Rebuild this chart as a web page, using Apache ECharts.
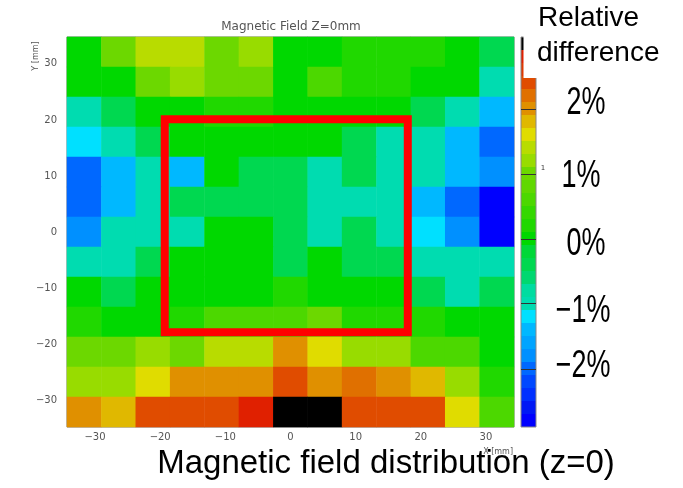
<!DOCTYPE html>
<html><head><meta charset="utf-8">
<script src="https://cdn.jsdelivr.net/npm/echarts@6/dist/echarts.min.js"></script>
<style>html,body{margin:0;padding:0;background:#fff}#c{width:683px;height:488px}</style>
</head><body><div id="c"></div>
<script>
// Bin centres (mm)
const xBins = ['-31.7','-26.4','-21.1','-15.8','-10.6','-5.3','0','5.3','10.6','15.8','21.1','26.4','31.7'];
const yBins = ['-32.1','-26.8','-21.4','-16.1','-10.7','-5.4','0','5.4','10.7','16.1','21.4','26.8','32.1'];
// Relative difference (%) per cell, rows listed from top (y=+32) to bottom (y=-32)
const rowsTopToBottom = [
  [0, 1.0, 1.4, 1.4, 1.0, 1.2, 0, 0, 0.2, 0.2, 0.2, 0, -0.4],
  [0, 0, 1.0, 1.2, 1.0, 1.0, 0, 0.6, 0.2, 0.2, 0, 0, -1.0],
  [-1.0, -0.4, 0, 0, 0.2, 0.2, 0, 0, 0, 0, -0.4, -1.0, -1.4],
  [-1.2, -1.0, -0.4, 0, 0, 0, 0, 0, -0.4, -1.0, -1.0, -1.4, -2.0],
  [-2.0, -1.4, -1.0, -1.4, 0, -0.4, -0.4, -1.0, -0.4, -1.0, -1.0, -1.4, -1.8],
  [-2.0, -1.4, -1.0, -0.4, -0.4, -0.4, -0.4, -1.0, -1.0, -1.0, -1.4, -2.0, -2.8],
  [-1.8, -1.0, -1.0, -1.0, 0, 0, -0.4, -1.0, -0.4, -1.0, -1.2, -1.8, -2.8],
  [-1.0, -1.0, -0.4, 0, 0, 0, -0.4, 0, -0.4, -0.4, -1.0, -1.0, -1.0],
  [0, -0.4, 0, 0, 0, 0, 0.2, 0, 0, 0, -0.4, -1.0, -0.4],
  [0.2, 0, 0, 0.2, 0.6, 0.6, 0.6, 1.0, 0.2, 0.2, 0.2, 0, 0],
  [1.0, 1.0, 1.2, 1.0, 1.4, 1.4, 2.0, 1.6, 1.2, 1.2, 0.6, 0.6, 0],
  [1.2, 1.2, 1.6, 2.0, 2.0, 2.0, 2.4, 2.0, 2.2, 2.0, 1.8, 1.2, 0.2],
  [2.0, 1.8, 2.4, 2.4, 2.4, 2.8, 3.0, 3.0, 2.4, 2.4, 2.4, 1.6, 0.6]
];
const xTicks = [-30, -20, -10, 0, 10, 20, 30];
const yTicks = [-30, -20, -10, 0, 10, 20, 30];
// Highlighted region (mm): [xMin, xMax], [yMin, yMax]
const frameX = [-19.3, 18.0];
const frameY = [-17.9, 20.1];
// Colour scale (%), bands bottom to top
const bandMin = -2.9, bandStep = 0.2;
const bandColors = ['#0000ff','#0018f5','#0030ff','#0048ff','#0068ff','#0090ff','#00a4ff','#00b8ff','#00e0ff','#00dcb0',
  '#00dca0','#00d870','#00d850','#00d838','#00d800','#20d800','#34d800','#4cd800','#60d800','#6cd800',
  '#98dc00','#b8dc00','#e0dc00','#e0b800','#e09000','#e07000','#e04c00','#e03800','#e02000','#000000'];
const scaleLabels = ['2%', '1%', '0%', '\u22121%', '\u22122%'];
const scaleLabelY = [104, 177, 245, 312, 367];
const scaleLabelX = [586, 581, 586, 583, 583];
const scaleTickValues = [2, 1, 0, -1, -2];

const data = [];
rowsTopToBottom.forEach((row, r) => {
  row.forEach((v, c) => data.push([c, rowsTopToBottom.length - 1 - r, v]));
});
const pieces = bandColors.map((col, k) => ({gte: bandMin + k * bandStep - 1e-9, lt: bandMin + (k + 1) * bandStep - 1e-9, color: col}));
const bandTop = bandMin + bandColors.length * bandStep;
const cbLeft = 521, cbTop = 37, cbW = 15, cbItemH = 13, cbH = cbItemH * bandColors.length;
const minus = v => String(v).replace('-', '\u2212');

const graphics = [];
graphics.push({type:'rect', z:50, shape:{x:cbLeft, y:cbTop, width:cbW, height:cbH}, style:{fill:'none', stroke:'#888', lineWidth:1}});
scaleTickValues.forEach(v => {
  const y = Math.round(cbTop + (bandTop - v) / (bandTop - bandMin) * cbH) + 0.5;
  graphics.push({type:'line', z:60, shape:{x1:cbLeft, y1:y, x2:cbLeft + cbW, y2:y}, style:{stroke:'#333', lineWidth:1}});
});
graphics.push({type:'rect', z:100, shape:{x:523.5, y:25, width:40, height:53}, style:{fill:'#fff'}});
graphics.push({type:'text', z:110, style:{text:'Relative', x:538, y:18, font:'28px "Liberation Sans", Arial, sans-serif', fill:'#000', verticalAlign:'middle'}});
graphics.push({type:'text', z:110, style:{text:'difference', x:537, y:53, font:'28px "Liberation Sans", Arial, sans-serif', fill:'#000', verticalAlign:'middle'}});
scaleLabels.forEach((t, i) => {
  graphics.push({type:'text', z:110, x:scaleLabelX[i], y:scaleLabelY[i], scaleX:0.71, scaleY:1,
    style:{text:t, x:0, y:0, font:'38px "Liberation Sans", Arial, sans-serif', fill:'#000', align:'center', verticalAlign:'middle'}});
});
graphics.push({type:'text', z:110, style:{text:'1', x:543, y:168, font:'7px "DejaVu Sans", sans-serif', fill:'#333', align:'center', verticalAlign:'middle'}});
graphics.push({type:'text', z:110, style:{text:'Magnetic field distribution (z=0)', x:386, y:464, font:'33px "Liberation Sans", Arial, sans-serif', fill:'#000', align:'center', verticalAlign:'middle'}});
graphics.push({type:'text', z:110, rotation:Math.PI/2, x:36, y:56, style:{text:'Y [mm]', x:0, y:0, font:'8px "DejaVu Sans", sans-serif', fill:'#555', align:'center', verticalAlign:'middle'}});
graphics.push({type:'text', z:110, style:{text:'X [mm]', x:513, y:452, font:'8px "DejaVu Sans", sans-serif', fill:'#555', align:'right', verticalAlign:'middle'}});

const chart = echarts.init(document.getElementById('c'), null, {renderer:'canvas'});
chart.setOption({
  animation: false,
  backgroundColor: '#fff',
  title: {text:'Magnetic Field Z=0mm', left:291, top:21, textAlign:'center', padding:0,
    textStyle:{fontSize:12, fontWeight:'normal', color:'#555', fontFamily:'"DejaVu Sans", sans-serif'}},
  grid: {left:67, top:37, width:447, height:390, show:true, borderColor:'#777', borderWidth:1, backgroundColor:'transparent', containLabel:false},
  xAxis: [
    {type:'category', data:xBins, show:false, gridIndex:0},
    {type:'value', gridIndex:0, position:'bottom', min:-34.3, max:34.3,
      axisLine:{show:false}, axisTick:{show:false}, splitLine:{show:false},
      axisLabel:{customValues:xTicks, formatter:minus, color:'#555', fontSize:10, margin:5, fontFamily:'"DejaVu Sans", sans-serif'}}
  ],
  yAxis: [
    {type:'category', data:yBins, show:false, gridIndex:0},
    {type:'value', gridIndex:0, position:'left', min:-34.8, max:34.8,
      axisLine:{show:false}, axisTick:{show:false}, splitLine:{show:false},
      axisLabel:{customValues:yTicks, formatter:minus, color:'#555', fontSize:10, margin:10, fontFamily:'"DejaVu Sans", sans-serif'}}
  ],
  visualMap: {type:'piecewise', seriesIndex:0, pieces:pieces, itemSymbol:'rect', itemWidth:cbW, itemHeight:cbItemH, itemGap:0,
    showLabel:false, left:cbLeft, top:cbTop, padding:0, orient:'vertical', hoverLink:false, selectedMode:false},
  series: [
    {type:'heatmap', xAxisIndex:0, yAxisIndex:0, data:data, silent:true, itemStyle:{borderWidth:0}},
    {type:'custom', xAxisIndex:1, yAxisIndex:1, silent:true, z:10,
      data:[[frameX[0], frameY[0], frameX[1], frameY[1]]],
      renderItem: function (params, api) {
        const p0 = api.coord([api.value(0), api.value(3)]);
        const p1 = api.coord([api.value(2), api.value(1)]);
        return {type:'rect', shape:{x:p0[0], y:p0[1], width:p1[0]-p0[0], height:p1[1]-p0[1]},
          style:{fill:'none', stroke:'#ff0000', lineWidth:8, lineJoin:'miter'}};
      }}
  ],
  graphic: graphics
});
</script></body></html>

************

Exactly as they appear, print the lines of the listing above from its first line through the line that contains "const scaleTickValues = [2, 1, 0, -1, -2];", minus the pictures.

CORRECT RESULT —
Rebuild this chart as a web page, using Apache ECharts.
<!DOCTYPE html>
<html><head><meta charset="utf-8">
<script src="https://cdn.jsdelivr.net/npm/echarts@6/dist/echarts.min.js"></script>
<style>html,body{margin:0;padding:0;background:#fff}#c{width:683px;height:488px}</style>
</head><body><div id="c"></div>
<script>
// Bin centres (mm)
const xBins = ['-31.7','-26.4','-21.1','-15.8','-10.6','-5.3','0','5.3','10.6','15.8','21.1','26.4','31.7'];
const yBins = ['-32.1','-26.8','-21.4','-16.1','-10.7','-5.4','0','5.4','10.7','16.1','21.4','26.8','32.1'];
// Relative difference (%) per cell, rows listed from top (y=+32) to bottom (y=-32)
const rowsTopToBottom = [
  [0, 1.0, 1.4, 1.4, 1.0, 1.2, 0, 0, 0.2, 0.2, 0.2, 0, -0.4],
  [0, 0, 1.0, 1.2, 1.0, 1.0, 0, 0.6, 0.2, 0.2, 0, 0, -1.0],
  [-1.0, -0.4, 0, 0, 0.2, 0.2, 0, 0, 0, 0, -0.4, -1.0, -1.4],
  [-1.2, -1.0, -0.4, 0, 0, 0, 0, 0, -0.4, -1.0, -1.0, -1.4, -2.0],
  [-2.0, -1.4, -1.0, -1.4, 0, -0.4, -0.4, -1.0, -0.4, -1.0, -1.0, -1.4, -1.8],
  [-2.0, -1.4, -1.0, -0.4, -0.4, -0.4, -0.4, -1.0, -1.0, -1.0, -1.4, -2.0, -2.8],
  [-1.8, -1.0, -1.0, -1.0, 0, 0, -0.4, -1.0, -0.4, -1.0, -1.2, -1.8, -2.8],
  [-1.0, -1.0, -0.4, 0, 0, 0, -0.4, 0, -0.4, -0.4, -1.0, -1.0, -1.0],
  [0, -0.4, 0, 0, 0, 0, 0.2, 0, 0, 0, -0.4, -1.0, -0.4],
  [0.2, 0, 0, 0.2, 0.6, 0.6, 0.6, 1.0, 0.2, 0.2, 0.2, 0, 0],
  [1.0, 1.0, 1.2, 1.0, 1.4, 1.4, 2.0, 1.6, 1.2, 1.2, 0.6, 0.6, 0],
  [1.2, 1.2, 1.6, 2.0, 2.0, 2.0, 2.4, 2.0, 2.2, 2.0, 1.8, 1.2, 0.2],
  [2.0, 1.8, 2.4, 2.4, 2.4, 2.8, 3.0, 3.0, 2.4, 2.4, 2.4, 1.6, 0.6]
];
const xTicks = [-30, -20, -10, 0, 10, 20, 30];
const yTicks = [-30, -20, -10, 0, 10, 20, 30];
// Highlighted region (mm): [xMin, xMax], [yMin, yMax]
const frameX = [-19.3, 18.0];
const frameY = [-17.9, 20.1];
// Colour scale (%), bands bottom to top
const bandMin = -2.9, bandStep = 0.2;
const bandColors = ['#0000ff','#0018f5','#0030ff','#0048ff','#0068ff','#0090ff','#00a4ff','#00b8ff','#00e0ff','#00dcb0',
  '#00dca0','#00d870','#00d850','#00d838','#00d800','#20d800','#34d800','#4cd800','#60d800','#6cd800',
  '#98dc00','#b8dc00','#e0dc00','#e0b800','#e09000','#e07000','#e04c00','#e03800','#e02000','#000000'];
const scaleLabels = ['2%', '1%', '0%', '\u22121%', '\u22122%'];
const scaleLabelY = [104, 177, 245, 312, 367];
const scaleLabelX = [586, 581, 586, 583, 583];
const scaleTickValues = [2, 1, 0, -1, -2];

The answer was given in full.